* Do this *
Collect each line holding the string "that".

* Data *
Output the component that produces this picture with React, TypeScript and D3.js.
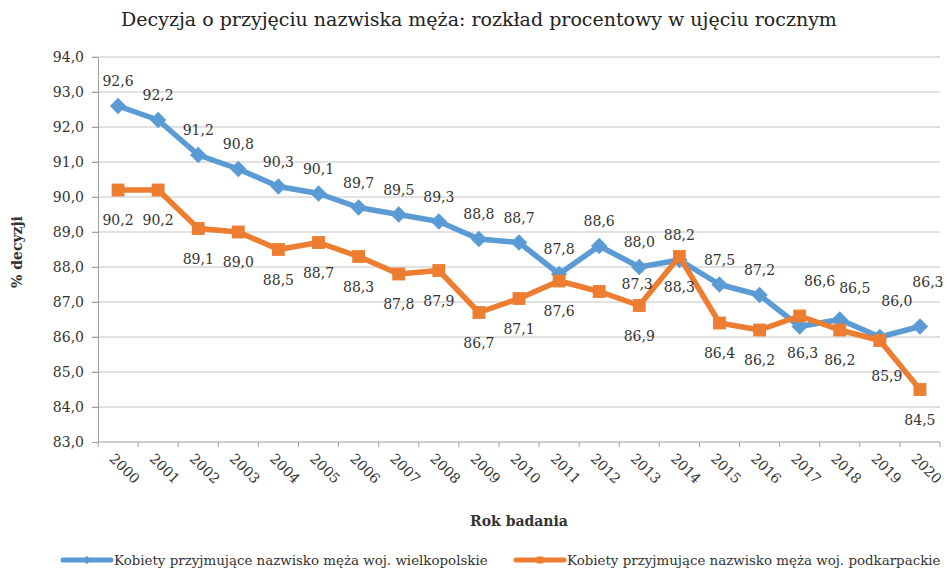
import React, { useEffect, useRef } from "react";
import * as d3 from "d3";

const years = [
  "2000", "2001", "2002", "2003", "2004", "2005", "2006", "2007", "2008", "2009", "2010",
  "2011", "2012", "2013", "2014", "2015", "2016", "2017", "2018", "2019", "2020",
];
const wielkopolskie = [
  92.6, 92.2, 91.2, 90.8, 90.3, 90.1, 89.7, 89.5, 89.3, 88.8, 88.7,
  87.8, 88.6, 88.0, 88.2, 87.5, 87.2, 86.3, 86.5, 86.0, 86.3,
];
const podkarpackie = [
  90.2, 90.2, 89.1, 89.0, 88.5, 88.7, 88.3, 87.8, 87.9, 86.7, 87.1,
  87.6, 87.3, 86.9, 88.3, 86.4, 86.2, 86.6, 86.2, 85.9, 84.5,
];
const yTicks = [83, 84, 85, 86, 87, 88, 89, 90, 91, 92, 93, 94];
const seriesNames = [
  "Kobiety przyjmujące nazwisko męża woj. wielkopolskie",
  "Kobiety przyjmujące nazwisko męża woj. podkarpackie",
];

// labels that were dragged by hand in the original
const blueNudge: Record<number, [number, number]> = {
  17: [3, 26],
  18: [15, -32],
  19: [17, -36],
  20: [8, -45],
};
const orangeNudge: Record<number, [number, number]> = {
  12: [38, -8],
  17: [20, -35],
  19: [7, 35],
};

const BLUE = "#5B9BD5";
const ORANGE = "#ED7D31";
const FONT = "'DejaVu Serif', serif";

const App = () => {
  const ref = useRef<SVGSVGElement>(null);

  useEffect(() => {
    const width = 947;
    const height = 569;
    const svg = d3.select(ref.current).attr("width", width).attr("height", height);
    svg.selectAll("*").remove();

    const x = d3.scaleBand().domain(years).range([98, 940]);
    const y = d3.scaleLinear().domain([83, 94]).range([442, 57]);
    const cx = (d: string) => (x(d) as number) + x.bandwidth() / 2;
    const fmt = (v: number) => d3.format(".1f")(v).replace(".", ",");

    svg
      .append("text")
      .attr("x", 479)
      .attr("y", 26)
      .attr("text-anchor", "middle")
      .style("font-family", FONT)
      .style("font-size", "19px")
      .attr("fill", "#222")
      .text("Decyzja o przyjęciu nazwiska męża: rozkład procentowy w ujęciu rocznym");

    // grid
    svg
      .append("g")
      .selectAll("line")
      .data(yTicks.filter((t) => t > 83))
      .enter()
      .append("line")
      .attr("x1", 92)
      .attr("x2", 940)
      .attr("y1", (d) => y(d))
      .attr("y2", (d) => y(d))
      .attr("stroke", "#c4c4c4")
      .attr("stroke-width", 1);

    // y axis
    const yAxis = svg
      .append("g")
      .attr("transform", "translate(98,0)")
      .call(d3.axisLeft(y).tickValues(yTicks).tickSize(6).tickFormat((d) => fmt(d as number)));
    yAxis.select(".domain").attr("stroke", "#a0a0a0");
    yAxis.selectAll(".tick line").attr("stroke", "#a0a0a0");
    yAxis
      .selectAll(".tick text")
      .attr("x", -14)
      .style("font-family", FONT)
      .style("font-size", "14px")
      .attr("fill", "#333");

    // x axis
    const xAxis = svg.append("g").attr("transform", "translate(0,442)");
    xAxis
      .append("line")
      .attr("x1", 98)
      .attr("x2", 940)
      .attr("stroke", "#a0a0a0");
    xAxis
      .selectAll(".xt")
      .data(years.concat(["end"]))
      .enter()
      .append("line")
      .attr("x1", (d, i) => 98 + i * x.bandwidth())
      .attr("x2", (d, i) => 98 + i * x.bandwidth())
      .attr("y1", 0)
      .attr("y2", 5)
      .attr("stroke", "#a0a0a0");
    xAxis
      .selectAll(".xl")
      .data(years)
      .enter()
      .append("text")
      .attr("transform", (d) => `translate(${cx(d) - 6},${14}) rotate(45)`)
      .attr("dy", "0.35em")
      .style("font-family", FONT)
      .style("font-size", "14px")
      .attr("fill", "#333")
      .text((d) => d);

    // axis titles
    svg
      .append("text")
      .attr("transform", "translate(22,252) rotate(-90)")
      .attr("text-anchor", "middle")
      .style("font-family", FONT)
      .style("font-size", "14px")
      .style("font-weight", "bold")
      .attr("fill", "#333")
      .text("% decyzji");
    svg
      .append("text")
      .attr("x", 519)
      .attr("y", 526)
      .attr("text-anchor", "middle")
      .style("font-family", FONT)
      .style("font-size", "14px")
      .style("font-weight", "bold")
      .attr("fill", "#333")
      .text("Rok badania");

    const line = d3
      .line<number>()
      .x((d, i) => cx(years[i]))
      .y((d) => y(d));

    const diamond = d3.symbol().type(d3.symbolDiamond2).size(170);
    const square = d3.symbol().type(d3.symbolSquare2).size(210);

    // blue series
    svg
      .append("path")
      .datum(wielkopolskie)
      .attr("d", line)
      .attr("fill", "none")
      .attr("stroke", BLUE)
      .attr("stroke-width", 5.5)
      .attr("stroke-linejoin", "round");
    svg
      .append("g")
      .selectAll("path")
      .data(wielkopolskie)
      .enter()
      .append("path")
      .attr("d", diamond)
      .attr("transform", (d, i) => `translate(${cx(years[i])},${y(d)})`)
      .attr("fill", BLUE);

    // orange series
    svg
      .append("path")
      .datum(podkarpackie)
      .attr("d", line)
      .attr("fill", "none")
      .attr("stroke", ORANGE)
      .attr("stroke-width", 5.5)
      .attr("stroke-linejoin", "round");
    svg
      .append("g")
      .selectAll("path")
      .data(podkarpackie)
      .enter()
      .append("path")
      .attr("d", square)
      .attr("transform", (d, i) => `translate(${cx(years[i])},${y(d)})`)
      .attr("fill", ORANGE);

    // data labels
    const addLabels = (vals: number[], dyDefault: number, nudge: Record<number, [number, number]>) => {
      svg
        .append("g")
        .selectAll("text")
        .data(vals)
        .enter()
        .append("text")
        .attr("x", (d, i) => cx(years[i]) + (nudge[i] ? nudge[i][0] : 0))
        .attr("y", (d, i) => y(d) + (nudge[i] ? nudge[i][1] : dyDefault))
        .attr("text-anchor", "middle")
        .attr("dominant-baseline", "central")
        .style("font-family", FONT)
        .style("font-size", "14px")
        .attr("fill", "#333")
        .text((d) => fmt(d));
    };
    addLabels(wielkopolskie, -25, blueNudge);
    addLabels(podkarpackie, 30, orangeNudge);

    // legend
    const legend = svg.append("g");
    const items = [
      { name: seriesNames[0], color: BLUE, sym: d3.symbol().type(d3.symbolDiamond2).size(45), x0: 63 },
      { name: seriesNames[1], color: ORANGE, sym: d3.symbol().type(d3.symbolSquare2).size(60), x0: 516 },
    ];
    items.forEach((it) => {
      legend
        .append("line")
        .attr("x1", it.x0)
        .attr("x2", it.x0 + 48)
        .attr("y1", 560)
        .attr("y2", 560)
        .attr("stroke", it.color)
        .attr("stroke-width", 5)
        .attr("stroke-linecap", "round");
      legend
        .append("path")
        .attr("d", it.sym)
        .attr("transform", `translate(${it.x0 + 24},560)`)
        .attr("fill", it.color);
      legend
        .append("text")
        .attr("x", it.x0 + 51)
        .attr("y", 560)
        .attr("dominant-baseline", "central")
        .style("font-family", FONT)
        .style("font-size", "13.4px")
        .attr("fill", "#333")
        .text(it.name);
    });

    return () => {
      d3.select(ref.current).selectAll("*").remove();
    };
  }, []);

  return (
    <svg
      ref={ref}
      style={{ position: "absolute", left: 0, top: 0, background: "#fff" }}
    ></svg>
  );
};

export default App;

* Response to the task *
Output the component that produces this picture with React, TypeScript and D3.js.
// labels that were dragged by hand in the original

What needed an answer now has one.